Even though women hold fewer jobs than men in some societies, women hold jobs of higher prestige than their male counterparts. This is probably because it is not beneficial for women who are married with children to go out and get lower-paying, lower status jobs because the economic benefits cancel themselves out in the end. Married working women also hold less prestigious jobs than their spouses. This is partially because married people tend to share the same economic backgrounds as well as education levels, and partially because in the process of evolutions, sexual dimorphism has triggered women to prefer wealthy husbands.

In the past, females generally attained their status through family background or marriage. While hypergamy exists today, females are becoming more independent and socially mobile in many parts of the world. The increased independence and social mobility has led to an increase in women attaining their own status rather than attaining their status through family circumstances and/or through marriage.

Treiman and Terrel (1975) cautiously note that the mother's educational level strongly affects the education level of the daughter more so than the educational level of the father.

"Many researchers have found that male and female status attainment processes are virtually identical while others have reported gender differences in the importance of mental ability and family background variables as predictors of attainment".

==Occupational status==

Status attainment is directly related to occupational status. Occupational status and the attainment thereof is perhaps the core idea of status attainment. Status in the workforce is affected by many factors, most notably, gender, parent status, and work trends.

Globalization and economic inequality also influences occupational mobility and opportunities. Studies suggest that differences in economic systems, educational structures, and labor markets may shape status attainment differently depending on the society (SAGE Journals, 2019).

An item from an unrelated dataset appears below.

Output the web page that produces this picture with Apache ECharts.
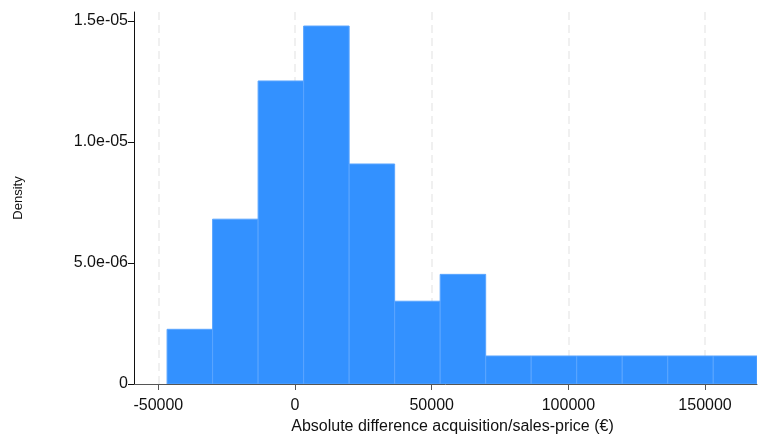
<!DOCTYPE html>
<html>
<head>
<meta charset="utf-8">
<script src="https://cdn.jsdelivr.net/npm/echarts@6/dist/echarts.min.js"></script>
<style>html,body{margin:0;padding:0;background:#fff;}#c{width:759px;height:434px;}</style>
</head>
<body>
<div id="c"></div>
<script>
// Histogram bins (left edges, right edges) and densities
const binStart = [-46800, -30150, -13500, 3150, 19800, 36450, 53100, 69750, 86400, 103050, 119700, 136350, 153000];
const binEnd   = [-30150, -13500, 3150, 19800, 36450, 53100, 69750, 86400, 103050, 119700, 136350, 153000, 169650];
const density  = [2.26e-6, 6.81e-6, 12.52e-6, 14.79e-6, 9.09e-6, 3.42e-6, 4.53e-6, 1.157e-6, 1.157e-6, 1.157e-6, 1.157e-6, 1.157e-6, 1.157e-6];
const xTicks = [-50000, 0, 50000, 100000, 150000];
const xTickLabels = ['-50000', '0', '50000', '100000', '150000'];
const yTicks = [0, 5e-6, 1e-5, 1.5e-5];
const yTickLabels = ['0', '5.0e-06', '1.0e-05', '1.5e-05'];

const data = binStart.map((s, i) => [s, binEnd[i], density[i]]);
const font = 'Liberation Sans, Arial, sans-serif';

function pick(ticks, labels, v) {
  const i = ticks.findIndex(t => Math.abs(t - v) <= Math.abs(t) * 1e-9 + 1e-15);
  return i >= 0 ? labels[i] : '';
}

const chart = echarts.init(document.getElementById('c'));
chart.setOption({
  animation: false,
  backgroundColor: '#fff',
  grid: { left: 134, right: 2, top: 12, bottom: 50, containLabel: false, outerBoundsMode: 'none' },
  xAxis: {
    type: 'value', min: -58900, max: 169000,
    name: 'Absolute difference acquisition/sales-price (€)',
    nameLocation: 'middle', nameGap: 32,
    nameTextStyle: { color: '#111', fontSize: 16, fontFamily: font, padding: [0, 0, 0, 14] },
    axisLine: { show: true, onZero: false, lineStyle: { color: '#555', width: 1 } },
    axisTick: { show: true, length: 6, customValues: xTicks, lineStyle: { color: '#555' } },
    axisLabel: { customValues: xTicks, color: '#111', fontSize: 16, fontFamily: font, margin: 14,
      formatter: v => pick(xTicks, xTickLabels, v) },
    splitLine: { show: true, lineStyle: { color: '#ececec', type: [8, 5], width: 1.5 } }
  },
  yAxis: {
    type: 'value', min: 0, max: 1.537e-5,
    name: 'Density', nameLocation: 'middle', nameGap: 109, nameRotate: 90,
    nameTextStyle: { color: '#111', fontSize: 13, fontFamily: font },
    axisLine: { show: true, onZero: false, lineStyle: { color: '#111', width: 1 } },
    axisTick: { show: true, length: 6, customValues: yTicks, lineStyle: { color: '#111' } },
    axisLabel: {
      customValues: yTicks, color: '#111', fontSize: 16, fontFamily: font, margin: 6,
      formatter: v => pick(yTicks, yTickLabels, v)
    },
    splitLine: { show: false }
  },
  series: [{
    type: 'custom',
    data: data,
    encode: { x: [0, 1], y: 2 },
    clip: true,
    renderItem: function (params, api) {
      const p0 = api.coord([api.value(0), api.value(2)]);
      const p1 = api.coord([api.value(1), 0]);
      const rect = echarts.graphic.clipRectByRect(
        { x: p0[0], y: p0[1], width: p1[0] - p0[0], height: p1[1] - p0[1] },
        { x: params.coordSys.x, y: params.coordSys.y, width: params.coordSys.width, height: params.coordSys.height }
      );
      return rect && {
        type: 'rect',
        shape: rect,
        style: { fill: '#3391ff', stroke: '#5aa5ff', lineWidth: 1 }
      };
    }
  }]
});
</script>
</body>
</html>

In the 1973 survey conducted in Canada, Porter began to explore ideas of occupational status attainment. John Porter started his study believing that Canadians were less mobile than Americans in terms of climbing the occupational status ladder. In fact it was quite the opposite, Canadians as well as Americans had higher occupational statuses if their parents were high on the status ladder. This study also showed that gender can be important as well. Women who have full-time jobs come from families higher up on the occupational ladder than men do. Work trends as well are a major factor in determining the occupational status of a person. We have seen a large shift of the workforce move from the agriculture aspect to largely skilled jobs. Since, few are left to labor in the agricultural field, we've found that those left are not unskilled laborers but rather farm owners. Thus a large shift in the occupational status of an average person in the agricultural sector has occurred.

==Current research==
- A research study of the country of Vietnam was conducted by the University of Utah in 2003. The study was focused upon the status attainment processes experienced by a generation of young men and women entering school and work roles during the transition of socialism to market economy in the Socialist Republic of Vietnam (Korinek). The analysis of the research seemed to show similar results to earlier implications on how status is attained through quality education rather than job, or social status of their parents.
- Blau and Duncan model: studies by Peter M. Blau and Otis Dudley Duncan in 1962, tested the correlation between son's occupational status with father's occupational status. Their studies were limited to males and showed two aspects of a person's social class of origin: father's educational achievements and occupational prestige; both ascriptive status traits (fixed at birth). The purpose of the study was to test whether ascriptive or achieved characteristics directly affected status attainment of the child. Higher father's educational achievements could yield higher child's educational achievement due to higher expectations and more support for attainment. Higher father's occupational prestige could increase educational expectations for the child as well as providing financial resources to support higher education. This model set the foundation for further investigation.
- Blau and Duncan both analyzed status attainment within a wide framework by using a basic mobility model. They thought that it would be easiest to analyze if they examined the process by which men move up and down the social ladder in their family of origin to adult positions in a hierarchy of occupations. "Rather than depicting the father-son relationship in a cross-tabular form, the regression method made it possible to approximate the process by which the son's status was attained" Schoon, Ingrid (2008), A Transgenerational Model of Status Attainment: the Potential Mediating Role of School Motivation and Education, National Institute Economic Review, pp. 72–81. This model was coined the Wisconsin model. It focused on the processes of individuals developing personal qualities, such as motivation or skills at a given task that lead to educational achievement and eventually to positions on the occupational ladder. Acknowledgments between education, family status, and young people's ability levels as well as their motivations and aspirations were all contributive to one's status attainment.
- Wisconsin model: developed by William H. Sewell and his associates, further studied the mold set forth by Blau and Duncan. Their addition of variables such as: a child's mental ability, educational achievement, peer influence and personal aspirations, helped link stratification and mental ability inputs through a set of social psychological and behavioral mechanisms to educational and occupational attainment. These subjective variables added a social psychological side that Blau and Duncan lacked in their research. The study did not make any definite solutions of child status attainment but contributed greatly to encourage even further research.
- Research on status attainment that focuses on globalization, inequality in education, and access to social capital. The debate continues on the importance on individual achievement and structural inequality in shaping social mobility (Taylor & Francis, 2024).
- Other studies have spurred the debate over what constitutes status attainment? In the UK for example, controversies arise over whether or not one's own merit (ability and effort) should have precedence over one's own background and class distinctions. Saunders found "that class background only has a small influence on occupational attainment, while individual ability and motivation play by far a greater role".